Van Goyen repeats the circular format that Van de Velde took from Flemish tradition, and also bases the composition on clear gradations of perspective - the group of figures conversing in the foreground, the buildings, ferry and tree in the middle ground and the scrub landscape in the background. The tree is used in both works to break up the otherwise strongly horizontal compositions, the branches echoing the circular format of the panel. Furthermore the shorthand used to represent leaves on the tree clearly owes to Van de Velde - particularly when compared with a later work of Van Goyen's (such as lot 541, painted in 1648) when his brushwork has softened considerably.

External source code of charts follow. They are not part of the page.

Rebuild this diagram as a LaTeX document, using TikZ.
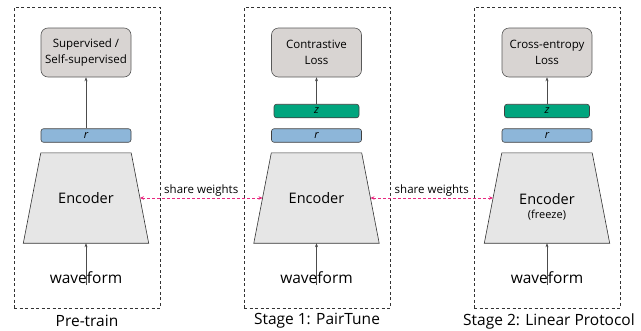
\documentclass[tikz,border=0pt]{standalone}
\usepackage{fontspec}
\setmainfont{Open Sans}
\usepackage{tikz}
\usetikzlibrary{arrows.meta}
\usetikzlibrary{backgrounds}
\usetikzlibrary{positioning}

\definecolor{lossgray}{HTML}{D8D4D2}
\definecolor{rblue}{HTML}{8DB6D9}
\definecolor{zgreen}{HTML}{00A57E}
\definecolor{encgray}{HTML}{E6E6E6}
\definecolor{sharepink}{HTML}{E8297F}

\tikzset{
  panel/.style={draw=black!80, dash pattern=on 3pt off 2.5pt, line width=0.6pt,
    minimum width=146pt, minimum height=301pt, inner sep=0pt},
  lossbox/.style={draw=black!65, fill=lossgray, rounded corners=7pt, line width=0.6pt,
    minimum width=90pt, minimum height=49pt, inner sep=0pt, align=center,
    font=\fontsize{11.5}{16}\selectfont},
  rbar/.style={draw=black!75, fill=rblue, rounded corners=2.5pt, line width=0.6pt,
    minimum width=90pt, minimum height=13.5pt, inner sep=0pt,
    font=\fontsize{11}{11}\selectfont\itshape},
  zbar/.style={rbar, fill=zgreen, minimum width=85pt},
  encoder/.style={minimum width=125pt, minimum height=90pt, inner sep=0pt,
    font=\fontsize{14.5}{17}\selectfont},
  encshape/.style={draw=black!80, fill=encgray, line width=0.6pt},
  big/.style={font=\fontsize{15.5}{18}\selectfont, inner sep=0pt},
  flow/.style={-{Stealth[length=4pt,width=3pt]}, draw=black!70, line width=0.5pt},
  share/.style={{Stealth[length=4pt,width=3.5pt]}-{Stealth[length=4pt,width=3.5pt]},
    draw=sharepink, dash pattern=on 3pt off 2pt, line width=0.6pt},
  swlabel/.style={above, inner sep=1.5pt, font=\fontsize{11.5}{13}\selectfont},
}

\begin{document}
\begin{tikzpicture}[x=1pt, y=-1pt]
\useasboundingbox (0,0) rectangle (641,330);

% Pre-train
\node[panel] (box1) at (87,157.5) {};
\node[lossbox] (loss1) at (86,52.5) {Supervised /\\Self-supervised};
\node[rbar] (rvec1) at (86,135.5) {r};
\node[encoder] (enc1) at (86,198) {Encoder};
\node[big] (wave1) at (86,278) {waveform};
\node[big] (stage1) at (87,321) {Pre-train};
\draw[flow] (rvec1) -- (loss1);
\draw[flow] (wave1.north) ++(0,-13pt) coordinate (w1) (w1) -- (enc1.south);

% Stage 1
\node[panel] (box2) at (317,157.5) {};
\node[lossbox] (loss2) at (316.5,52.5) {Contrastive\\Loss};
\node[zbar] (zvec2) at (316.5,111) {z};
\node[rbar] (rvec2) at (316.5,135.5) {r};
\node[encoder] (enc2) at (316.5,198) {Encoder};
\node[big] (wave2) at (316.5,278) {waveform};
\node[big] (stage2) at (317,321) {Stage 1: PairTune};
\draw[flow] (zvec2) -- (loss2);
\draw[flow] (wave2.north) ++(0,-13pt) coordinate (w2) (w2) -- (enc2.south);

% Stage 2
\node[panel] (box3) at (547,157.5) {};
\node[lossbox] (loss3) at (547,52.5) {Cross-entropy\\Loss};
\node[zbar] (zvec3) at (547,111) {z};
\node[rbar] (rvec3) at (547,135.5) {r};
\node[encoder] (enc3) at (547,198) {};
\node[encoder, minimum size=0pt] (enctxt3) at (547,199) {Encoder};
\node[font=\fontsize{11}{12}\selectfont, inner sep=0pt] (frz3) at (547,215) {(freeze)};
\node[big] (wave3) at (547,278) {waveform};
\node[big] (stage3) at (549,321) {Stage 2: Linear Protocol};
\draw[flow] (zvec3) -- (loss3);
\draw[flow] (wave3.north) ++(0,-13pt) coordinate (w3) (w3) -- (enc3.south);

% encoder outlines
\begin{scope}[on background layer]
\foreach \e in {enc1,enc2,enc3}
  \draw[encshape] (\e.south west) -- (\e.south east) -- ([xshift=-17.5pt]\e.north east)
    -- ([xshift=17.5pt]\e.north west) -- cycle;
\end{scope}

% shared weights
\draw[share] ([xshift=-8.75pt]enc1.east) -- node[swlabel] (sw1) {share weights} ([xshift=8.75pt]enc2.west);
\draw[share] ([xshift=-8.75pt]enc2.east) -- node[swlabel] (sw2) {share weights} ([xshift=8.75pt]enc3.west);
\end{tikzpicture}
\end{document}
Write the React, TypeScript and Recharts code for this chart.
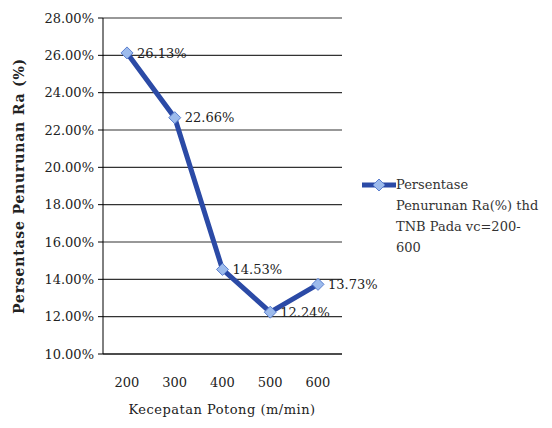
import React from 'react';
import { LineChart, Line, XAxis, YAxis, CartesianGrid, LabelList } from 'recharts';

const speeds = ['200', '300', '400', '500', '600'];
const reduction = [26.13, 22.66, 14.53, 12.24, 13.73];
const yTicks = [10, 12, 14, 16, 18, 20, 22, 24, 26, 28];
const legendLines = ['Persentase', 'Penurunan Ra(%) thd', 'TNB Pada vc=200-', '600'];

const data = speeds.map((s, i) => ({ speed: s, value: reduction[i] }));

const FONT = '"DejaVu Serif", "Liberation Serif", serif';
const LINE = '#2b4aa6';
const MARK = '#9dbbec';

const Diamond = (props: any) => {
  const { cx, cy } = props;
  if (cx == null || cy == null) return null;
  const r = 6;
  return (
    <polygon
      points={`${cx},${cy - r} ${cx + r},${cy} ${cx},${cy + r} ${cx - r},${cy}`}
      fill={MARK}
      stroke="#5b7fcf"
      strokeWidth={1}
    />
  );
};

export default function App() {
  return (
    <div style={{ position: 'absolute', left: 0, top: 0, width: 552, height: 428, background: '#fff' }}>
      <LineChart width={552} height={428} data={data} margin={{ top: 18, right: 210, bottom: 44, left: 38 }}>
        <CartesianGrid horizontal vertical={false} stroke="#333" strokeWidth={1.2} />
        <XAxis
          dataKey="speed"
          height={30}
          padding={{ left: 24, right: 24 }}
          tickLine={false}
          axisLine={{ stroke: '#000' }}
          tick={{ fill: '#222', fontSize: 13, fontFamily: FONT }}
          tickMargin={18}
        />
        <YAxis
          width={65}
          domain={[10, 28]}
          ticks={yTicks}
          interval={0}
          tickFormatter={(v: number) => `${v.toFixed(2)}%`}
          axisLine={{ stroke: '#000' }}
          tickLine={{ stroke: '#000' }}
          tickSize={5}
          tickMargin={4}
          tick={{ fill: '#222', fontSize: 13, fontFamily: FONT }}
        />
        <text x={20} y={186} transform="rotate(-90 20 186)" textAnchor="middle" dominantBaseline="middle" fill="#222" fontSize={14} fontWeight="bold" fontFamily={FONT} letterSpacing={0.8}>
          Persentase Penurunan Ra (%)
        </text>
        <text x={222} y={410} textAnchor="middle" dominantBaseline="middle" fill="#222" fontSize={13} fontFamily={FONT} letterSpacing={0.5}>
          Kecepatan Potong (m/min)
        </text>
        <Line
          type="linear"
          dataKey="value"
          stroke={LINE}
          strokeWidth={5}
          dot={<Diamond />}
          activeDot={false}
          isAnimationActive={false}
        >
          <LabelList
            dataKey="value"
            position="right"
            offset={10}
            formatter={(v: any) => `${Number(v).toFixed(2)}%`}
            style={{ fill: '#222', fontSize: 13, fontFamily: FONT }}
          />
        </Line>
      </LineChart>
      <div style={{ position: 'absolute', left: 362, top: 174, display: 'flex', alignItems: 'flex-start', fontFamily: FONT, fontSize: 13, color: '#333', lineHeight: '21px' }}>
        <svg width={34} height={21} style={{ flexShrink: 0 }}>
          <line x1={0} y1={11} x2={34} y2={11} stroke={LINE} strokeWidth={5} />
          <polygon points="17,5 23,11 17,17 11,11" fill={MARK} stroke="#5b7fcf" />
        </svg>
        <div style={{ whiteSpace: 'nowrap' }}>
          {legendLines.map((t) => (
            <div key={t}>{t}</div>
          ))}
        </div>
      </div>
    </div>
  );
}
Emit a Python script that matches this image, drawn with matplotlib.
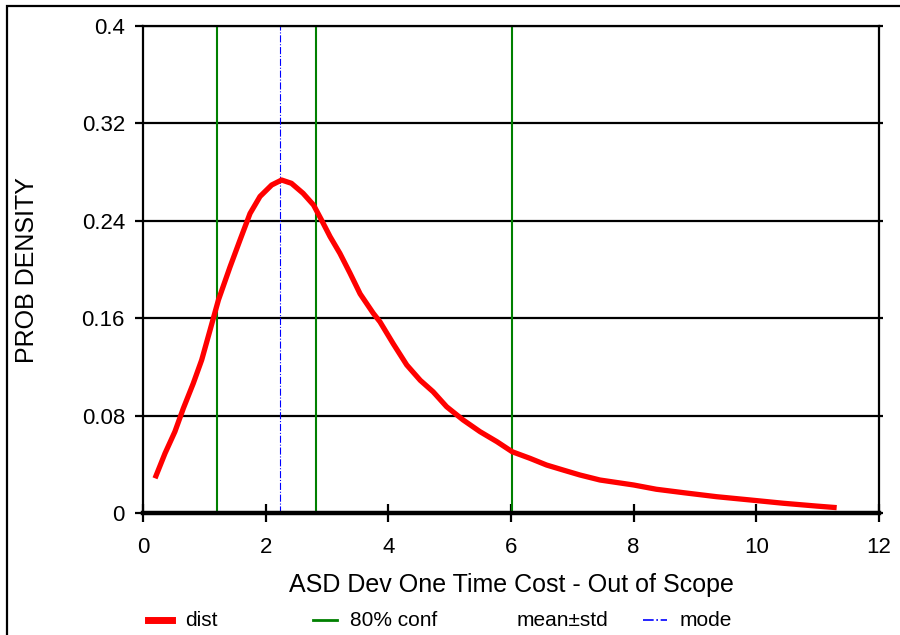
import matplotlib
matplotlib.use("Agg")
import matplotlib.pyplot as plt
from matplotlib.lines import Line2D
from matplotlib.patches import Rectangle

plt.rcParams['font.family'] = ['Liberation Sans', 'DejaVu Sans']

# density curve
dist_x = [0.196, 0.359, 0.52, 0.658, 0.82, 0.957, 1.092, 1.23, 1.418, 1.58, 1.745,
          1.908, 2.098, 2.26, 2.42, 2.61, 2.78, 2.91, 3.05, 3.21, 3.375, 3.54,
          3.755, 3.864, 4.08, 4.30, 4.52, 4.73, 4.95, 5.22, 5.495, 5.77, 6.02,
          6.31, 6.58, 6.85, 7.125, 7.45, 8.0, 8.37, 8.81, 9.35, 9.90, 10.44,
          10.98, 11.31]
dist_y = [0.0285, 0.049, 0.0668, 0.086, 0.1065, 0.1257, 0.150, 0.175, 0.202,
          0.224, 0.246, 0.260, 0.2694, 0.2735, 0.2708, 0.2626, 0.253, 0.2407,
          0.227, 0.2133, 0.197, 0.180, 0.164, 0.157, 0.139, 0.1216, 0.109,
          0.0996, 0.0873, 0.0764, 0.0668, 0.0586, 0.0503, 0.0449, 0.0394,
          0.0353, 0.0312, 0.0271, 0.023, 0.0195, 0.0167, 0.0134, 0.0107,
          0.008, 0.0057, 0.0044]

conf_x = [1.21, 2.82, 6.02]
mode_x = 2.23

x_ticks = [0, 2, 4, 6, 8, 10, 12]
y_ticks = [0, 0.08, 0.16, 0.24, 0.32, 0.4]
y_labels = ["0", "0.08", "0.16", "0.24", "0.32", "0.4"]

fig = plt.figure(figsize=(9, 6.35), dpi=100)
ax = fig.add_axes([143 / 900, 122 / 635, 736 / 900, 487 / 635])

# outer frame (runs off the right and bottom edges)
fig.patches.append(Rectangle((7 / 900, -0.2), 1.2, 1.2 - 6 / 635,
                             transform=fig.transFigure, fill=False,
                             edgecolor='black', linewidth=1.6, zorder=0))

for yv in y_ticks[1:]:
    ax.axhline(yv, color='black', linewidth=1.6, zorder=1)

for cx in conf_x:
    ax.axvline(cx, color='#008000', linewidth=1.5, zorder=2)
ax.axvline(mode_x, color='#0000ff', linewidth=0.8, linestyle='-.', zorder=2)

ax.plot(dist_x, dist_y, color='#ff0000', linewidth=3.8, zorder=3,
        solid_capstyle='butt', solid_joinstyle='round')

ax.set_xlim(0, 12)
ax.set_ylim(0, 0.4)
ax.set_xticks(x_ticks)
ax.set_xticklabels([str(v) for v in x_ticks])
ax.set_yticks(y_ticks)
ax.set_yticklabels(y_labels)

for side in ['left', 'right', 'top']:
    ax.spines[side].set_linewidth(1.6)
ax.spines['bottom'].set_linewidth(3.2)
ax.spines['bottom'].set_zorder(4)

ax.tick_params(axis='x', direction='inout', length=12.5, width=1.6,
               pad=11, labelsize=16)
ax.tick_params(axis='y', direction='out', length=6, width=1.6, pad=7,
               labelsize=16, right=True)
for t in ax.yaxis.get_major_ticks():
    t.tick2line.set_markersize(3)

fig.text(511 / 900, 1 - 585 / 635, "ASD Dev One Time Cost - Out of Scope",
         ha='center', va='center', fontsize=18)
fig.text(27 / 900, 1 - 270 / 635, "PROB DENSITY", rotation=90,
         ha='center', va='center', fontsize=18)

# legend row
legend_items = [
    ("dist", '#ff0000', '-', 5, 148),
    ("80% conf", '#008000', '-', 2, 313),
    ("mean\u00b1std", 'white', '-', 2, 480),
    ("mode", '#0000ff', '-.', 1.2, 643),
]
ly = 1 - 620 / 635
for label, col, ls, lw, x0 in legend_items:
    fig.add_artist(Line2D([x0 / 900, (x0 + 24) / 900], [ly, ly],
                          transform=fig.transFigure, color=col,
                          linestyle=ls, linewidth=lw))
    fig.text((x0 + 37) / 900, ly, label, ha='left', va='center', fontsize=15)

fig.savefig("out.png", dpi=100)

Even at this relatively early stage in his career, Van Goyen's work is possessed of a facility of handling that presages his subsequent oeuvre, the figures and buildings depicted with fluid strokes that belie the careful composition. In addition, it is interesting to note how Van Goyen deliberately allows the grain of the wood to show through to a greater extent than Van de Velde, a technique that he was to favour throughout his career, and which assists the atmospheric uniformity of tone for which so much of his later work was to be renowned.